Inside the Magnatron ignition module (yours is a diff model than my Intek which uses Magnatron) are two transistors . You seem to be applying 12V sometimes. The transistors run on 5 micro amps (5 one millionths of an amp?). If you have applied bat voltage the little transistors are ruined and no amount of continuity check or probing will bring them back. It is characteristic of a a failed transistor to sometimes work, but not continuously. I have never seen any Briggs discussion of the guts of the module, probably because it's Greek to many on the forums. These modules are probably encapsulated (potted- after the circuit is soldered up it is placed in a mold and a special casting resin is poured in, then cured.) The modules live bolted on to the iron of the engine which is normally a "heat sink," which draws heat away from the transistors who only tolerate up to 250F (probably less). Vibration is also the enemy. It appears the pros know well how many ignition modules are ruined with the best intentions gone wrong. These modules are rugged while also being fragile (to stray excess voltage). Well again I am on my soap box, and before you can pelt me with garbage I sign off. Your humble servant.:laughing:

I would love for Briggs and Stratton to come out with a test for the solid state part of the magnetroin. My problem you buy a new one and there is no way to know if it is good, You shuold be able to test the resistance in a transitor safely if you observe the correct polarity


#16

M

motoman

hnstr, It is frustrating to live in the digital age because just below the surface of the buttons is a very complex world few care to understand. If this forum stimulates even a few to pursue further study of e.g., transistors , this will be very good. But they cannot be understood with street sense. Far from an expert I did study this stuff many years ago. Ideas like "resistance" are really quite different when you study transistors. An education is available online , but probably somewhat frustrating. So the ignition module for most will be understood in this forum as simply "good" or "bad." Probably the best bet is to try to buy top line replacement which "should" have reliable parts inside and then do not overheat or allow stray voltage near them. Have a good holiday. motoman


#17

H

hrdman2luv

hnstr, It is frustrating to live in the digital age because just below the surface of the buttons is a very complex world few care to understand. If this forum stimulates even a few to pursue further study of e.g., transistors , this will be very good.
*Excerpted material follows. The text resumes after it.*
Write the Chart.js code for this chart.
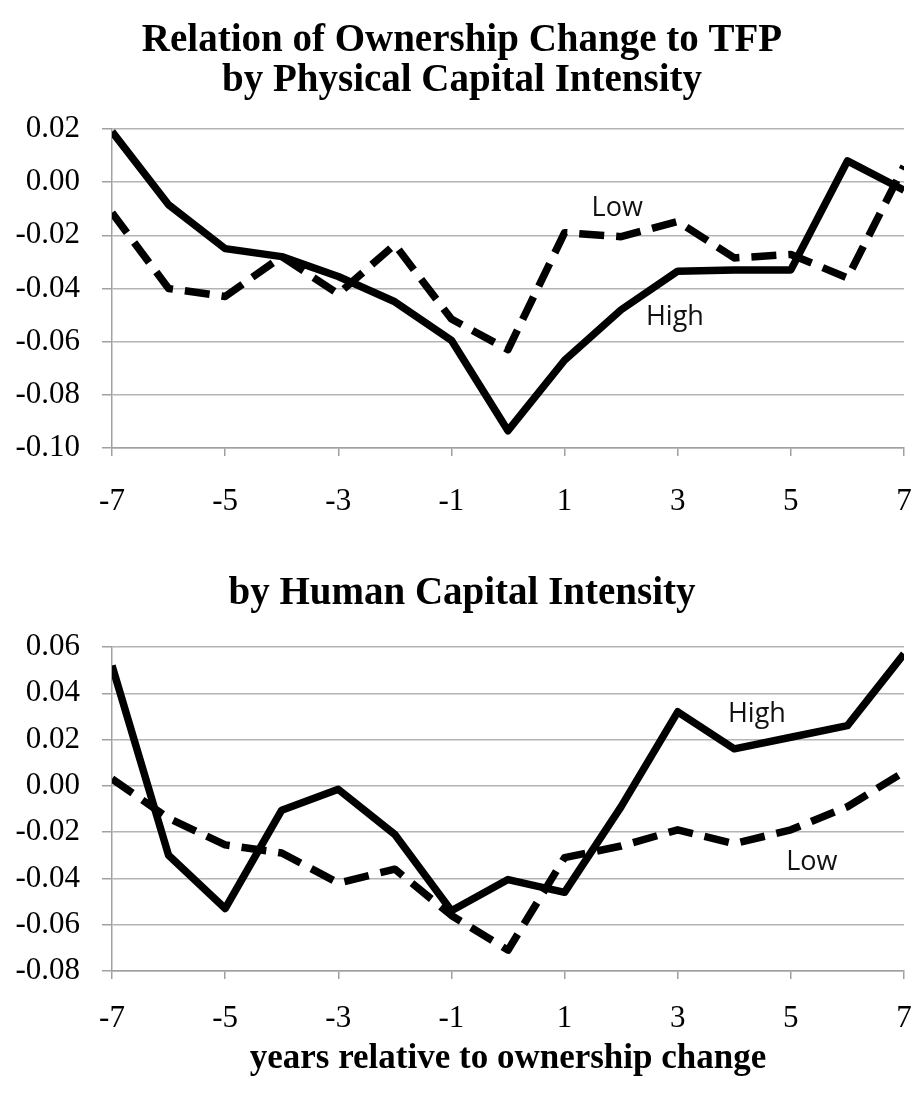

But they cannot be understood with street sense. Far from an expert I did study this stuff many years ago. Ideas like "resistance" are really quite different when you study transistors. An education is available online , but probably somewhat frustrating. So the ignition module for most will be understood in this forum as simply "good" or "bad." Probably the best bet is to try to buy top line replacement which "should" have reliable parts inside and then do not overheat or allow stray voltage near them. Have a good holiday. motoman

Thanks you for that..

I put on the other magneto, checked the kill wire after it started up, and no voltage was coming through it... After about 30 minutes, it stopped and now no spark through the plug wires.. I'm thinking seriously about rewiring it without the safety switches. And "extra's"... I don't know. I might just put it away until next spring.. Luckily for me, I've got another one that works great....

Happy Thanksgiving to you and yours.. And everyone else on this forum.